À la fin de l’année 2023, le président de la Transition avait promis un référendum pour courant 2024. Cependant, à seulement trois mois de 2025, aucune communication officielle n’a été faite sur ce sujet crucial. Pire encore, des rumeurs circulent selon lesquelles le Colonel, désormais Général, aurait l’intention de se présenter à la prochaine élection présidentielle. L’avant-projet de la nouvelle Constitution, présenté par le Conseil National de Transition (CNT), ne mentionne aucune interdiction pour les membres du CNRD, y compris son président, de se porter candidats. Cette question a même été éludée par le président du CNT. Parallèlement, certaines voix, potentiellement manipulées, s’élèvent pour soutenir la candidature du Général.
Au niveau local, les conseillers communaux élus en 2018 ont été remplacés par des délégations spéciales. De plus, plusieurs nouvelles communes ont été créées dans la région du Grand Conakry, pour dit-on, rapprocher l’Etat des citoyens.

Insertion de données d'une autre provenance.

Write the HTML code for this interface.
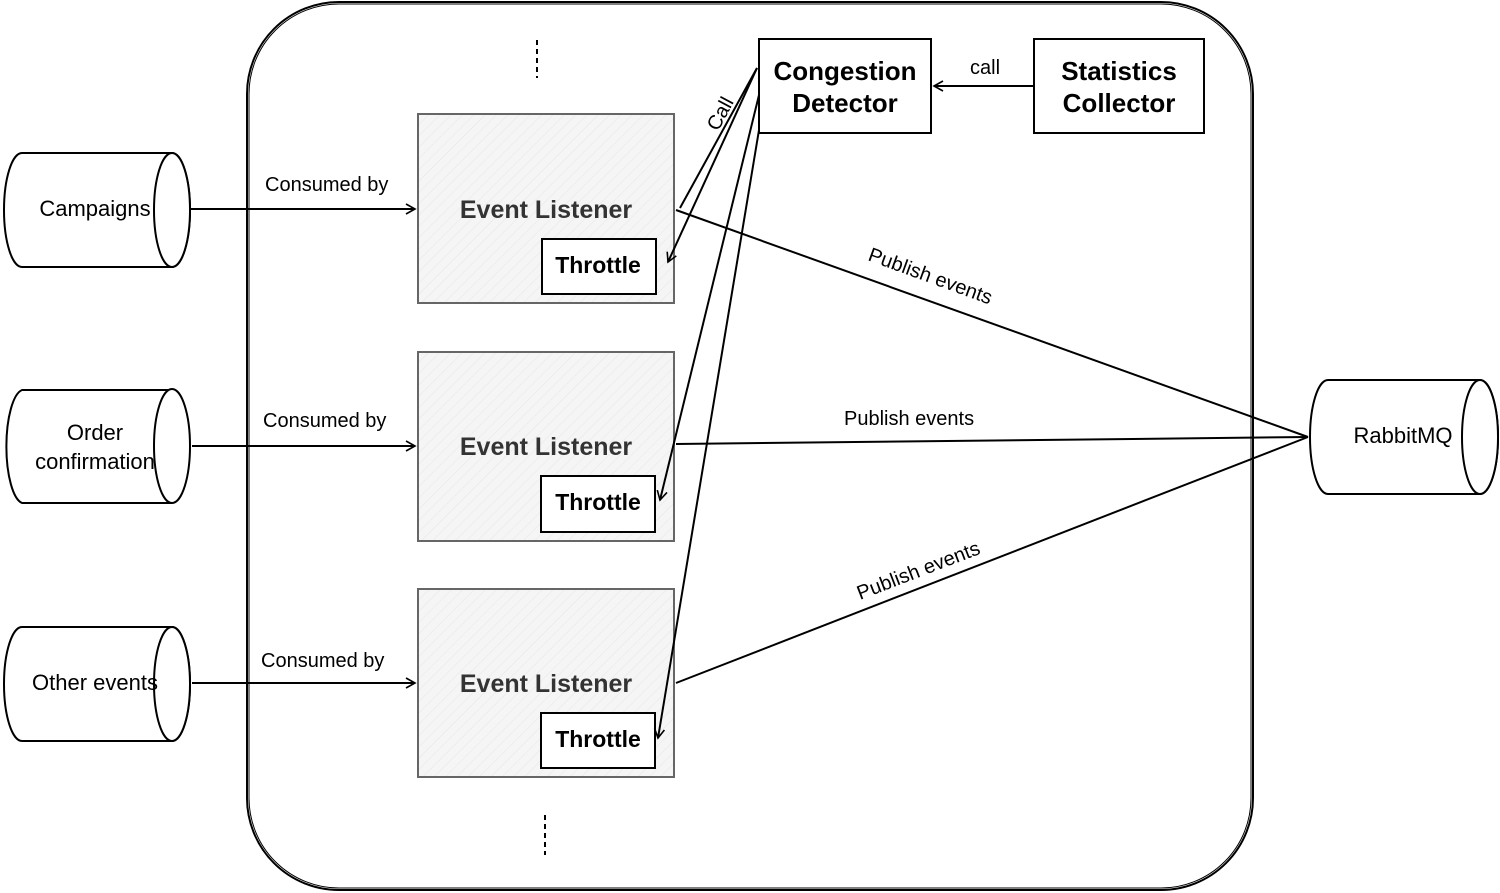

L’autre élément à noter, c’est l’évaluation récente des partis politiques. Cela a permis de clarifier le nombre exact de partis existants et de déterminer ceux qui sont en règle. Cette initiative vise à rationaliser la vie politique et à renforcer la transparence.
Atteintes aux droits de l’homme
Sur le plan des droits de l’homme, la situation s’est gravement détériorée. Plusieurs médias ont été fermés et des leaders politiques ainsi que des activistes de la société civile, souvent des voix dissidentes, sont contraints à l’exil. Deux membres du Front National pour la Défense de la Constitution (FNDC), Foniké Mengué et Billa Bah, sont portés disparus depuis le 9 juillet 2024. De plus, plusieurs jeunes ont été tués par balles sans qu’aucune enquête n’ait été ouverte pour identifier les auteurs de ces assassinats.
Innovations constitutionnelles
Malgré ce climat tendu, l’avant-projet de la nouvelle Constitution propose plusieurs innovations importantes. Tout d’abord, le bicaméralisme parlementaire avec la création d’un parlement à deux niveaux, composé d’une assemblée et d’un sénat, chargés d’approuver toutes les nominations à des hautes fonctions civiles et militaires.
Ensuite, l’encadrement des pouvoirs du Président par la limitation des attributions du Président de la République et la clarification de ses relations avec les pouvoirs législatif et judiciaire pour éviter un présidentialisme renforcé.
De plus, le renforcement de l’indépendance judiciaire est proposé par la révision de la composition du Conseil Supérieur de la Magistrature et la réduction de l’influence du ministre de la Justice afin de garantir une justice plus indépendante.
Par ailleurs, la réorganisation de l’espace partisan introduit la candidature indépendante aux élections nationales (à l’exception de la proportionnelle), afin de réduire l’hégémonie des partis politiques et de recentrer les citoyens au cœur de la vie politique. En outre, l’éducation gratuite jusqu’à l’âge de 16 ans est instaurée.
Enfin, le service militaire obligatoire est institué à partir de 18 ans, selon les règles définies par l’État.
Contrairement à la Constitution de 2020 où le Président de la République est élu pour un mandat de 6, dans l’avant-projet de la Constitution, le Président de la République est élu pour un mandat de 5 ans renouvelable une fois.